I know I am making this problem much harder than it really is, but I am not following. Here is what I'm understanding so far:

The concentration of the base, disodium glutamate, is 0.215 M and 100 mL is given. The concentration of the acid, HCl, is 0.1 M but its volume is unknown.

You mentioned that the sum of the acid/base concentrations is known.
So, 0.215 M + 0.1 M = 0.315 M

However, I do not see how this can be put in the Henderson-Hasselbalch equation.

I was thinking something like 3.25 = 2.2 + log (x/0.315-x), but I am confusing myself because the acid/base concentrations are known and only the volume of acid is missing so the (x/0.315-x) ratio doesn't make sense to me.

[Borek]

You mentioned that the sum of the acid/base concentrations is known.
So, 0.215 M + 0.1 M = 0.315 M

No, it is sum of concentrations of acid and conjugated base - in your case hydrogen glutamate and glutamic acid.

I was thinking something like 3.25 = 2.2 + log (x/0.315-x), but I am confusing myself because the acid/base concentrations are known and only the volume of acid is missing so the (x/0.315-x) ratio doesn't make sense to me.

You are on the right track! Assuming there is x base and 0.215-x conjugated acid, sum of their concentrations is x+0.215-x=0.215, and that's what was given in the question. Ratio you have entered into Henderson-Hasselbalch equation is just calculated from the equation descriving sum of their concentrations, that's what I was referring to.
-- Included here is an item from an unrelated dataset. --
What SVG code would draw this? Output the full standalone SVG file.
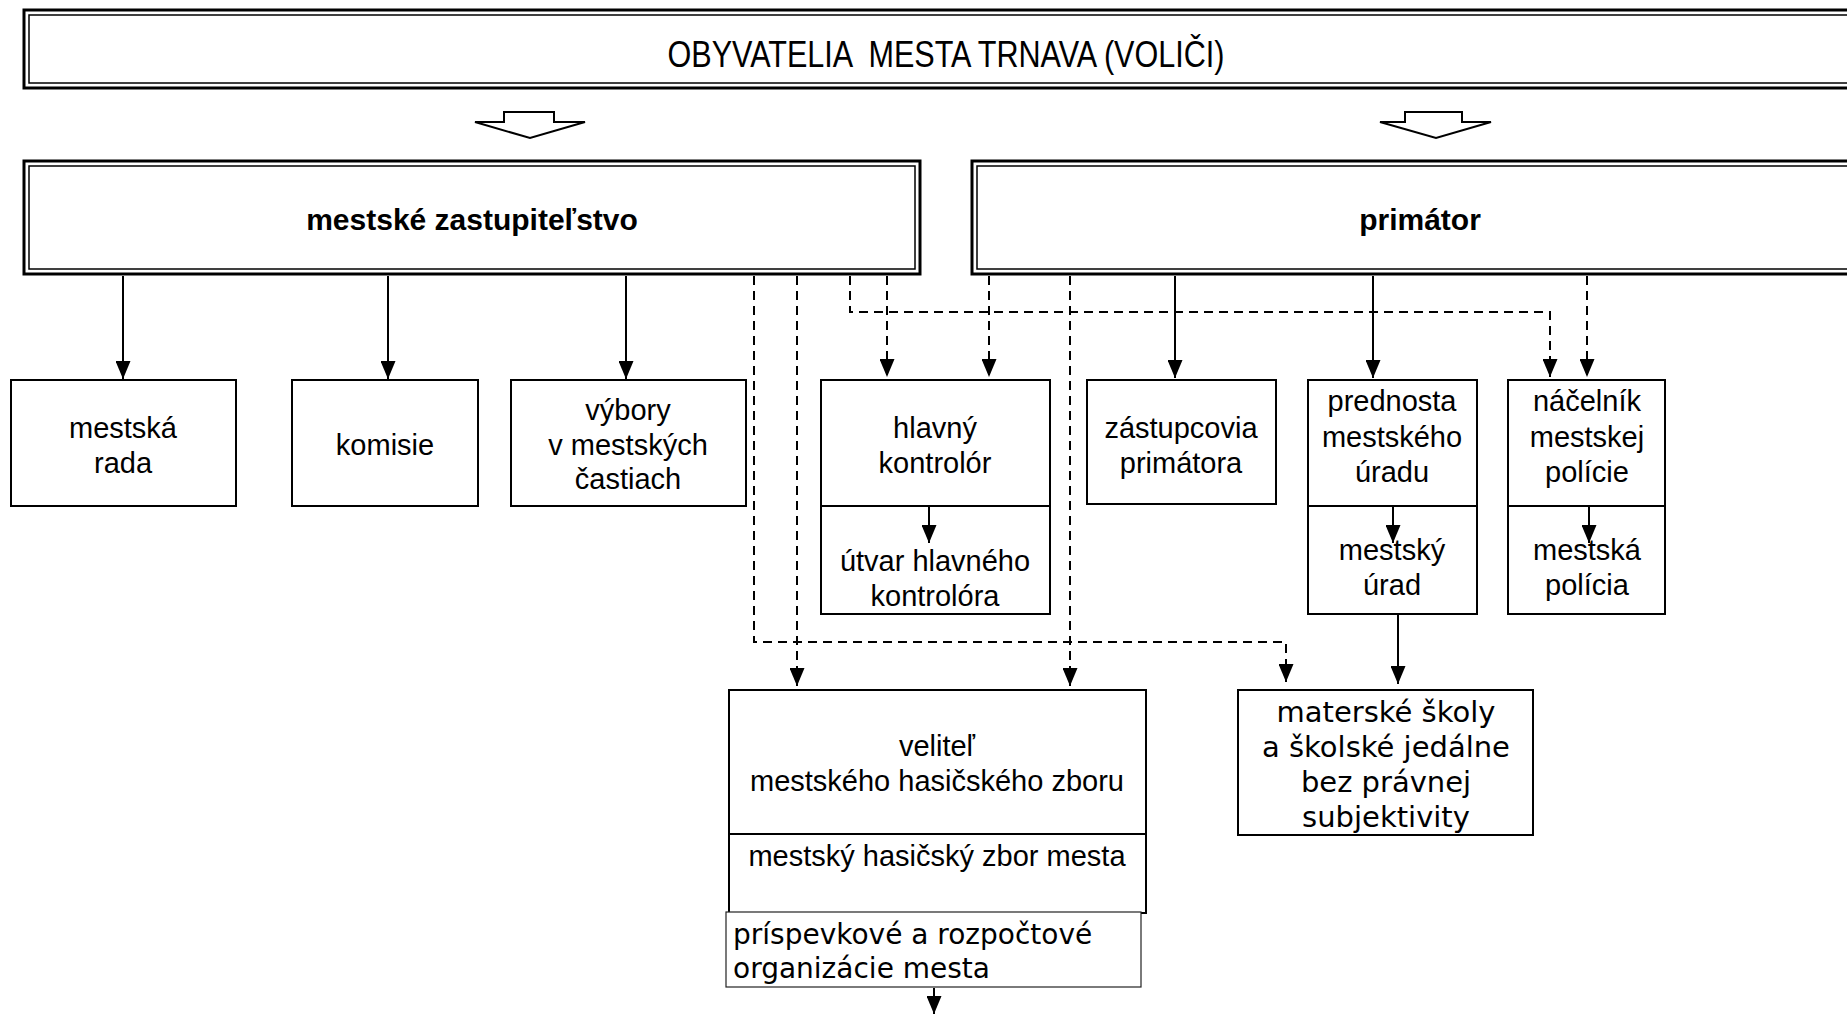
<svg xmlns="http://www.w3.org/2000/svg" width="1847" height="1022" viewBox="0 0 1847 1022">
<style>
.o{fill:#fff;stroke:#000;stroke-width:3}
.i{fill:none;stroke:#000;stroke-width:1.5}
.b{fill:#fff;stroke:#000;stroke-width:2}
.bt{fill:#fff;stroke:#222;stroke-width:1.2}
.t{font-family:"Liberation Sans",Arial,sans-serif;font-size:29px;text-anchor:middle;fill:#000}
.tb{font-family:"Liberation Sans",Arial,sans-serif;font-size:30px;font-weight:bold;text-anchor:middle;fill:#000}
.tv{font-family:"DejaVu Sans",Verdana,sans-serif;font-size:29px;text-anchor:middle;fill:#000}
.s{fill:none;stroke:#000;stroke-width:2;marker-end:url(#ah)}
.da{fill:none;stroke:#000;stroke-width:2;stroke-dasharray:9 6;marker-end:url(#ah)}
.ha{fill:#fff;stroke:#000;stroke-width:2}
.dv{stroke:#000;stroke-width:2}
</style>
<defs>
<marker id="ah" markerUnits="userSpaceOnUse" markerWidth="18" markerHeight="15" refX="18" refY="7.5" orient="auto" viewBox="0 0 18 15">
<path d="M0,0 L18,7.5 L0,15 Z" fill="#000"/>
</marker>
</defs>
<rect width="1847" height="1022" fill="#fff"/>

<g id="obyvatelia">
<rect class="o" x="24" y="10" width="1840" height="78"/>
<rect class="i" x="29" y="15" width="1830" height="68"/>
<text class="t" x="946" y="67" style="font-size:37px" textLength="557" lengthAdjust="spacingAndGlyphs" xml:space="preserve">OBYVATELIA  MESTA TRNAVA (VOLIČI)</text>
</g>

<g id="hollow-arrows">
<path class="ha" d="M504,112 L554,112 L554,122 L585,122 L530,138 L475,122 L504,122 Z"/>
<path class="ha" d="M1405,112 L1462,112 L1462,122 L1491,122 L1436,138 L1380,122 L1405,122 Z"/>
</g>

<g id="zastupitelstvo">
<rect class="o" x="24" y="161" width="896" height="113"/>
<rect class="i" x="29" y="166" width="886" height="103"/>
<text class="tb" x="472" y="230">mestské zastupiteľstvo</text>
</g>

<g id="primator">
<rect class="o" x="972" y="161" width="890" height="113"/>
<rect class="i" x="977" y="166" width="880" height="103"/>
<text class="tb" x="1420" y="230">primátor</text>
</g>

<g id="mestska-rada">
<rect class="b" x="11" y="380" width="225" height="126"/>
<text class="t" x="123" y="438">mestská</text>
<text class="t" x="123" y="473">rada</text>
</g>

<g id="komisie">
<rect class="b" x="292" y="380" width="186" height="126"/>
<text class="t" x="385" y="455">komisie</text>
</g>

<g id="vybory">
<rect class="b" x="511" y="380" width="235" height="126"/>
<text class="t" x="628" y="420">výbory</text>
<text class="t" x="628" y="455">v mestských</text>
<text class="t" x="628" y="489">častiach</text>
</g>

<g id="hlavny-kontrolor">
<rect class="b" x="821" y="380" width="229" height="234"/>
<line class="dv" x1="821" y1="506" x2="1050" y2="506"/>
<text class="t" x="935" y="438">hlavný</text>
<text class="t" x="935" y="473">kontrolór</text>
<text class="t" x="935" y="571">útvar hlavného</text>
<text class="t" x="935" y="606">kontrolóra</text>
</g>

<g id="zastupcovia">
<rect class="b" x="1087" y="380" width="189" height="124"/>
<text class="t" x="1181" y="438">zástupcovia</text>
<text class="t" x="1181" y="473">primátora</text>
</g>

<g id="prednosta">
<rect class="b" x="1308" y="380" width="169" height="234"/>
<line class="dv" x1="1308" y1="506" x2="1477" y2="506"/>
<text class="t" x="1392" y="411">prednosta</text>
<text class="t" x="1392" y="447">mestského</text>
<text class="t" x="1392" y="482">úradu</text>
<text class="t" x="1392" y="560">mestský</text>
<text class="t" x="1392" y="595">úrad</text>
</g>

<g id="nacelnik">
<rect class="b" x="1508" y="380" width="157" height="234"/>
<line class="dv" x1="1508" y1="506" x2="1665" y2="506"/>
<text class="t" x="1587" y="411">náčelník</text>
<text class="t" x="1587" y="447">mestskej</text>
<text class="t" x="1587" y="482">polície</text>
<text class="t" x="1587" y="560">mestská</text>
<text class="t" x="1587" y="595">polícia</text>
</g>

<g id="velitel">
<rect class="b" x="729" y="690" width="417" height="223"/>
<line class="dv" x1="729" y1="834" x2="1146" y2="834"/>
<text class="t" x="937" y="756">veliteľ</text>
<text class="t" x="937" y="791">mestského hasičského zboru</text>
<text class="t" x="937" y="866">mestský hasičský zbor mesta</text>
</g>

<g id="prispevkove">
<rect class="bt" x="726" y="912" width="415" height="75"/>
<text class="tv" x="733" y="944" style="text-anchor:start;font-size:28px">príspevkové a rozpočtové</text>
<text class="tv" x="733" y="978" style="text-anchor:start;font-size:28px">organizácie mesta</text>
</g>

<g id="materske">
<rect class="b" x="1238" y="690" width="295" height="145"/>
<text class="tv" x="1386" y="722">materské školy</text>
<text class="tv" x="1386" y="757">a školské jedálne</text>
<text class="tv" x="1386" y="792">bez právnej</text>
<text class="tv" x="1386" y="827">subjektivity</text>
</g>

<g id="connectors">
<line class="s" x1="123" y1="276" x2="123" y2="379"/>
<line class="s" x1="388" y1="276" x2="388" y2="379"/>
<line class="s" x1="626" y1="276" x2="626" y2="379"/>
<polyline class="da" points="754,276 754,642 1286,642 1286,682"/>
<line class="da" x1="797" y1="276" x2="797" y2="686"/>
<polyline class="da" points="850,276 850,312 1550,312 1550,377"/>
<line class="da" x1="887" y1="276" x2="887" y2="377"/>
<line class="da" x1="989" y1="276" x2="989" y2="377"/>
<line class="da" x1="1070" y1="276" x2="1070" y2="686"/>
<line class="s" x1="1175" y1="276" x2="1175" y2="378"/>
<line class="s" x1="1373" y1="276" x2="1373" y2="378"/>
<line class="da" x1="1587" y1="276" x2="1587" y2="377"/>
<line class="s" x1="929" y1="507" x2="929" y2="543"/>
<line class="s" x1="1393" y1="507" x2="1393" y2="543"/>
<line class="s" x1="1589" y1="507" x2="1589" y2="543"/>
<line class="s" x1="1398" y1="615" x2="1398" y2="684"/>
<line class="s" x1="934" y1="988" x2="934" y2="1014"/>
</g>
</svg>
Now, once you will know x you have to calculate how much HCl should be used to convert your original gluamate to x base and 0.215-x conjugated acid. You can do it assuming that protonation reaction goes to completion and all added HCl is consumed.

[erv10s]

So,

3.25 = 2.2 + log (x/0.215-x)
10^(1.05) = x/0.215-x
11.22 = x/0.215-x
2.412 - 11.22x = x
2.412 = 12.22x
x= .1974  M
0.215-x = .0176 M

.1974 mol/L x 0.1 L disodium glutamate solution = 0.01974 mol

0.01974 mol = x (0.1 M HCl)
x = 0.1974 L --> 197.4 mL HCl is needed

[Borek]

x= .1974  M
0.215-x = .0176 M

So far, so good. But now think how much HCl is needed to get to this point. Remember, there are two steps of the protonation.

[erv10s]

Based off of a titration curve that I previously mentioned, is it correct to think that 1 mole of HCl is needed?

From the calculations, however, I was under the impression that 0.1974 M of the conjugate was equivalent to the amount of HCl added. Does the 0.0176 M also need to be considered?

[Borek]

You start with Glutamate^2-, you have to protonate it to HGlutamate^- first, then part of it to H₂Glutamate.

[erv10s]

Maybe I'm confused with what x and .215-x represent.

x = [Glu^2-] = .1974
0.215 -x = [Glu^-] = .0176

If so, then:

3.25 = 2.2 + log (Glu^-/Glu⁰) ?
3.25 = 2.2 + log (.0176/x + .0176)

Then use the value obtained from that calculation and add it to the .1974 from the first calculation to get the total HCl added to reach the isoelectric point.

I suppose I'm still not grasping the last part of this question.

[Borek]

Maybe I'm confused with what x and .215-x represent.

Seems like.

x = [Glu^2-] = .1974

No. You don't have Glutamate^2-, pH is too low for that. pH of the solution is given by pKa1. (That's not whole truth, difference between both pKa values is too small, but it seems like you have enough troubles without getting into that).